▶ _Required work_
Output all the material that follows, exactly as given.

▶ _Data block_
↓
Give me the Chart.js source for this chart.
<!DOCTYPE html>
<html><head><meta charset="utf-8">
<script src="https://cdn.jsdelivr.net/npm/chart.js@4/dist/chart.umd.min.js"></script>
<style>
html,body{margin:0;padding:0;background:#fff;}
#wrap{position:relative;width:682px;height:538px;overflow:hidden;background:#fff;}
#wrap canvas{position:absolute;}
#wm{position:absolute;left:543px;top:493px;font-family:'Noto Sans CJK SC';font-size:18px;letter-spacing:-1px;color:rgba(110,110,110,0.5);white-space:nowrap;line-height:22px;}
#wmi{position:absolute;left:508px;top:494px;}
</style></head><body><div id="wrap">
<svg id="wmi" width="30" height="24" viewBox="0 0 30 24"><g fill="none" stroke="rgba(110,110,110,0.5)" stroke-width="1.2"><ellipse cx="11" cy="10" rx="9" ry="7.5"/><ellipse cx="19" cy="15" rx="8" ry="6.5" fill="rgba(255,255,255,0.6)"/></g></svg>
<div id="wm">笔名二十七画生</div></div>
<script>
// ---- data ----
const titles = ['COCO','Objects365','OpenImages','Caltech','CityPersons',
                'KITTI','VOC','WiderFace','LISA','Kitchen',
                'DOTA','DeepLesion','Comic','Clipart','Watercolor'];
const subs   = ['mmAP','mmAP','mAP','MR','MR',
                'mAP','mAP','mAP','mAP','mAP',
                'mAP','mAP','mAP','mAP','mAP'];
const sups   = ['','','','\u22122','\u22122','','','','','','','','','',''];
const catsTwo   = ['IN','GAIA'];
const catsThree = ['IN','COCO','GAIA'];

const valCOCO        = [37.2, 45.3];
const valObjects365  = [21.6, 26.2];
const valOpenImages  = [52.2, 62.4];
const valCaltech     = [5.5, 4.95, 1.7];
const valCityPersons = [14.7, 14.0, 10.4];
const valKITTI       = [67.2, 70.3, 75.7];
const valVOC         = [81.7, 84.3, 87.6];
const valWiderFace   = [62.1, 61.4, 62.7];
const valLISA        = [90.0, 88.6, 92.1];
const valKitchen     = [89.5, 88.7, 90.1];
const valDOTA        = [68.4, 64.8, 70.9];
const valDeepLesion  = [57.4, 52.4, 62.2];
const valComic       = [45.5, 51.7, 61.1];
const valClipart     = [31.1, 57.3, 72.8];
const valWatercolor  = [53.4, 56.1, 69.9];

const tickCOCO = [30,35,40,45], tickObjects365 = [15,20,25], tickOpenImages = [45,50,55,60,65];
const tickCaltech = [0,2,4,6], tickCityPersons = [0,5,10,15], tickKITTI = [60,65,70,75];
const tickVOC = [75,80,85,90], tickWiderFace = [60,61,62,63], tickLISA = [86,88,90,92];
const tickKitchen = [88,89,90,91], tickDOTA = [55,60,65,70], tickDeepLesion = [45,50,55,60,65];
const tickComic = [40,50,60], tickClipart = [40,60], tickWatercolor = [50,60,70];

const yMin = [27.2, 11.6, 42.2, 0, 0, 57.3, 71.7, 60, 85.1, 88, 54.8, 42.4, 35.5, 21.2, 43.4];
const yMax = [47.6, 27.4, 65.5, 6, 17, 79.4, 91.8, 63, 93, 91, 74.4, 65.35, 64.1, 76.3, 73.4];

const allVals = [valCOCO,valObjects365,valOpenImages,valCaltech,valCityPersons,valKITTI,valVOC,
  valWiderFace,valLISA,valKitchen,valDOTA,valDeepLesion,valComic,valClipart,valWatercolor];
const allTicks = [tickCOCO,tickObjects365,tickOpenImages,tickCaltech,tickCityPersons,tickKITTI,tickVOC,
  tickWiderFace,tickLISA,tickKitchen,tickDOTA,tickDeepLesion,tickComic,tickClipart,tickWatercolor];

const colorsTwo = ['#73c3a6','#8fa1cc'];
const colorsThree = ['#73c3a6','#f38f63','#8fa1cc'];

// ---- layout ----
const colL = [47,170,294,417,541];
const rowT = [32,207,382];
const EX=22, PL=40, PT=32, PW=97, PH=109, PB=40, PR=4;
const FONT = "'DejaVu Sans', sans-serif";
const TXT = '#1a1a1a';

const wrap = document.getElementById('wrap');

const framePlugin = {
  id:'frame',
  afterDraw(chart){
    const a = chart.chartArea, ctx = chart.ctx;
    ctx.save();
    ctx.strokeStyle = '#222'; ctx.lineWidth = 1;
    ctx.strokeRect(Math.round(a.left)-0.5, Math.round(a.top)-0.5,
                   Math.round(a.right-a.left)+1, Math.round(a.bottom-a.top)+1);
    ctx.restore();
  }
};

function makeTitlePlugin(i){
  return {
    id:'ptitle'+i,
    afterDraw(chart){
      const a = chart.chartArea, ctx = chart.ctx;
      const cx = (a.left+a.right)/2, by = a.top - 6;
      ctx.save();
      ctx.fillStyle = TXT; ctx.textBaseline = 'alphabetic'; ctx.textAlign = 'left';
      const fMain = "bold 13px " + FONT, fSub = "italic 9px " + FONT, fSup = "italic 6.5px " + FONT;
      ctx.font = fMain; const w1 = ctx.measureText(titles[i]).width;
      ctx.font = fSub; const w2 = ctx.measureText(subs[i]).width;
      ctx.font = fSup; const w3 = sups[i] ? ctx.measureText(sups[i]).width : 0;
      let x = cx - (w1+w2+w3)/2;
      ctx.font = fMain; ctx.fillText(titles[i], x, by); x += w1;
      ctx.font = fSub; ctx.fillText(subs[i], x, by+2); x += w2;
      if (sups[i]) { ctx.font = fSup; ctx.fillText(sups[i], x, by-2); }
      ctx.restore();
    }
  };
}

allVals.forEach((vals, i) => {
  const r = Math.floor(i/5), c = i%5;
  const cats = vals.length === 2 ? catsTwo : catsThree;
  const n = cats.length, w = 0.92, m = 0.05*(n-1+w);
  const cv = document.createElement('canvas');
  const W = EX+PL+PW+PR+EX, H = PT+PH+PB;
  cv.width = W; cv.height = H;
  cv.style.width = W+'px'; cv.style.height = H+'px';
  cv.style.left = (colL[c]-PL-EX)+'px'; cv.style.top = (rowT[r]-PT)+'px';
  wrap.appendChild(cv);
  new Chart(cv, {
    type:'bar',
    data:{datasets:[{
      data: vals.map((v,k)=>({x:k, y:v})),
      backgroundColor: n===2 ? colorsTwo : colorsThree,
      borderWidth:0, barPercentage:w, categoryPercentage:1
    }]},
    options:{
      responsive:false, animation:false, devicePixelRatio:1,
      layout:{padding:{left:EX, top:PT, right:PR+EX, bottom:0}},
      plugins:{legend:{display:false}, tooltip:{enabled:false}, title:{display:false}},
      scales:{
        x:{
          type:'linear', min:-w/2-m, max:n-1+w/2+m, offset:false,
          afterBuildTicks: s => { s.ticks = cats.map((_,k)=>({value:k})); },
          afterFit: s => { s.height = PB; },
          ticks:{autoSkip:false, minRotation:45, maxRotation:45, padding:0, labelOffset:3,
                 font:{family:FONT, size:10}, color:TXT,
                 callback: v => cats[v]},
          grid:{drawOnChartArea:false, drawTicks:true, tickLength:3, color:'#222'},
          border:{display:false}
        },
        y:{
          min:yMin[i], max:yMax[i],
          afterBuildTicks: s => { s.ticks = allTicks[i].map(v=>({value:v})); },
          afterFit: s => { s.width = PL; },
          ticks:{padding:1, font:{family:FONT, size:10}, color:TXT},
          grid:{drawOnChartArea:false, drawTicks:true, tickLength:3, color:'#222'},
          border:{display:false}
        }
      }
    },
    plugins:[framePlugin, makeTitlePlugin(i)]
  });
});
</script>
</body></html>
↑
▶ _Written response_
Give me the Chart.js source for this chart.
<!DOCTYPE html>
<html><head><meta charset="utf-8">
<script src="https://cdn.jsdelivr.net/npm/chart.js@4/dist/chart.umd.min.js"></script>
<style>
html,body{margin:0;padding:0;background:#fff;}
#wrap{position:relative;width:682px;height:538px;overflow:hidden;background:#fff;}
#wrap canvas{position:absolute;}
#wm{position:absolute;left:543px;top:493px;font-family:'Noto Sans CJK SC';font-size:18px;letter-spacing:-1px;color:rgba(110,110,110,0.5);white-space:nowrap;line-height:22px;}
#wmi{position:absolute;left:508px;top:494px;}
</style></head><body><div id="wrap">
<svg id="wmi" width="30" height="24" viewBox="0 0 30 24"><g fill="none" stroke="rgba(110,110,110,0.5)" stroke-width="1.2"><ellipse cx="11" cy="10" rx="9" ry="7.5"/><ellipse cx="19" cy="15" rx="8" ry="6.5" fill="rgba(255,255,255,0.6)"/></g></svg>
<div id="wm">笔名二十七画生</div></div>
<script>
// ---- data ----
const titles = ['COCO','Objects365','OpenImages','Caltech','CityPersons',
                'KITTI','VOC','WiderFace','LISA','Kitchen',
                'DOTA','DeepLesion','Comic','Clipart','Watercolor'];
const subs   = ['mmAP','mmAP','mAP','MR','MR',
                'mAP','mAP','mAP','mAP','mAP',
                'mAP','mAP','mAP','mAP','mAP'];
const sups   = ['','','','\u22122','\u22122','','','','','','','','','',''];
const catsTwo   = ['IN','GAIA'];
const catsThree = ['IN','COCO','GAIA'];

const valCOCO        = [37.2, 45.3];
const valObjects365  = [21.6, 26.2];
const valOpenImages  = [52.2, 62.4];
const valCaltech     = [5.5, 4.95, 1.7];
const valCityPersons = [14.7, 14.0, 10.4];
const valKITTI       = [67.2, 70.3, 75.7];
const valVOC         = [81.7, 84.3, 87.6];
const valWiderFace   = [62.1, 61.4, 62.7];
const valLISA        = [90.0, 88.6, 92.1];
const valKitchen     = [89.5, 88.7, 90.1];
const valDOTA        = [68.4, 64.8, 70.9];
const valDeepLesion  = [57.4, 52.4, 62.2];
const valComic       = [45.5, 51.7, 61.1];
const valClipart     = [31.1, 57.3, 72.8];
const valWatercolor  = [53.4, 56.1, 69.9];

const tickCOCO = [30,35,40,45], tickObjects365 = [15,20,25], tickOpenImages = [45,50,55,60,65];
const tickCaltech = [0,2,4,6], tickCityPersons = [0,5,10,15], tickKITTI = [60,65,70,75];
const tickVOC = [75,80,85,90], tickWiderFace = [60,61,62,63], tickLISA = [86,88,90,92];
const tickKitchen = [88,89,90,91], tickDOTA = [55,60,65,70], tickDeepLesion = [45,50,55,60,65];
const tickComic = [40,50,60], tickClipart = [40,60], tickWatercolor = [50,60,70];

const yMin = [27.2, 11.6, 42.2, 0, 0, 57.3, 71.7, 60, 85.1, 88, 54.8, 42.4, 35.5, 21.2, 43.4];
const yMax = [47.6, 27.4, 65.5, 6, 17, 79.4, 91.8, 63, 93, 91, 74.4, 65.35, 64.1, 76.3, 73.4];

const allVals = [valCOCO,valObjects365,valOpenImages,valCaltech,valCityPersons,valKITTI,valVOC,
  valWiderFace,valLISA,valKitchen,valDOTA,valDeepLesion,valComic,valClipart,valWatercolor];
const allTicks = [tickCOCO,tickObjects365,tickOpenImages,tickCaltech,tickCityPersons,tickKITTI,tickVOC,
  tickWiderFace,tickLISA,tickKitchen,tickDOTA,tickDeepLesion,tickComic,tickClipart,tickWatercolor];

const colorsTwo = ['#73c3a6','#8fa1cc'];
const colorsThree = ['#73c3a6','#f38f63','#8fa1cc'];

// ---- layout ----
const colL = [47,170,294,417,541];
const rowT = [32,207,382];
const EX=22, PL=40, PT=32, PW=97, PH=109, PB=40, PR=4;
const FONT = "'DejaVu Sans', sans-serif";
const TXT = '#1a1a1a';

const wrap = document.getElementById('wrap');

const framePlugin = {
  id:'frame',
  afterDraw(chart){
    const a = chart.chartArea, ctx = chart.ctx;
    ctx.save();
    ctx.strokeStyle = '#222'; ctx.lineWidth = 1;
    ctx.strokeRect(Math.round(a.left)-0.5, Math.round(a.top)-0.5,
                   Math.round(a.right-a.left)+1, Math.round(a.bottom-a.top)+1);
    ctx.restore();
  }
};

function makeTitlePlugin(i){
  return {
    id:'ptitle'+i,
    afterDraw(chart){
      const a = chart.chartArea, ctx = chart.ctx;
      const cx = (a.left+a.right)/2, by = a.top - 6;
      ctx.save();
      ctx.fillStyle = TXT; ctx.textBaseline = 'alphabetic'; ctx.textAlign = 'left';
      const fMain = "bold 13px " + FONT, fSub = "italic 9px " + FONT, fSup = "italic 6.5px " + FONT;
      ctx.font = fMain; const w1 = ctx.measureText(titles[i]).width;
      ctx.font = fSub; const w2 = ctx.measureText(subs[i]).width;
      ctx.font = fSup; const w3 = sups[i] ? ctx.measureText(sups[i]).width : 0;
      let x = cx - (w1+w2+w3)/2;
      ctx.font = fMain; ctx.fillText(titles[i], x, by); x += w1;
      ctx.font = fSub; ctx.fillText(subs[i], x, by+2); x += w2;
      if (sups[i]) { ctx.font = fSup; ctx.fillText(sups[i], x, by-2); }
      ctx.restore();
    }
  };
}

allVals.forEach((vals, i) => {
  const r = Math.floor(i/5), c = i%5;
  const cats = vals.length === 2 ? catsTwo : catsThree;
  const n = cats.length, w = 0.92, m = 0.05*(n-1+w);
  const cv = document.createElement('canvas');
  const W = EX+PL+PW+PR+EX, H = PT+PH+PB;
  cv.width = W; cv.height = H;
  cv.style.width = W+'px'; cv.style.height = H+'px';
  cv.style.left = (colL[c]-PL-EX)+'px'; cv.style.top = (rowT[r]-PT)+'px';
  wrap.appendChild(cv);
  new Chart(cv, {
    type:'bar',
    data:{datasets:[{
      data: vals.map((v,k)=>({x:k, y:v})),
      backgroundColor: n===2 ? colorsTwo : colorsThree,
      borderWidth:0, barPercentage:w, categoryPercentage:1
    }]},
    options:{
      responsive:false, animation:false, devicePixelRatio:1,
      layout:{padding:{left:EX, top:PT, right:PR+EX, bottom:0}},
      plugins:{legend:{display:false}, tooltip:{enabled:false}, title:{display:false}},
      scales:{
        x:{
          type:'linear', min:-w/2-m, max:n-1+w/2+m, offset:false,
          afterBuildTicks: s => { s.ticks = cats.map((_,k)=>({value:k})); },
          afterFit: s => { s.height = PB; },
          ticks:{autoSkip:false, minRotation:45, maxRotation:45, padding:0, labelOffset:3,
                 font:{family:FONT, size:10}, color:TXT,
                 callback: v => cats[v]},
          grid:{drawOnChartArea:false, drawTicks:true, tickLength:3, color:'#222'},
          border:{display:false}
        },
        y:{
          min:yMin[i], max:yMax[i],
          afterBuildTicks: s => { s.ticks = allTicks[i].map(v=>({value:v})); },
          afterFit: s => { s.width = PL; },
          ticks:{padding:1, font:{family:FONT, size:10}, color:TXT},
          grid:{drawOnChartArea:false, drawTicks:true, tickLength:3, color:'#222'},
          border:{display:false}
        }
      }
    },
    plugins:[framePlugin, makeTitlePlugin(i)]
  });
});
</script>
</body></html>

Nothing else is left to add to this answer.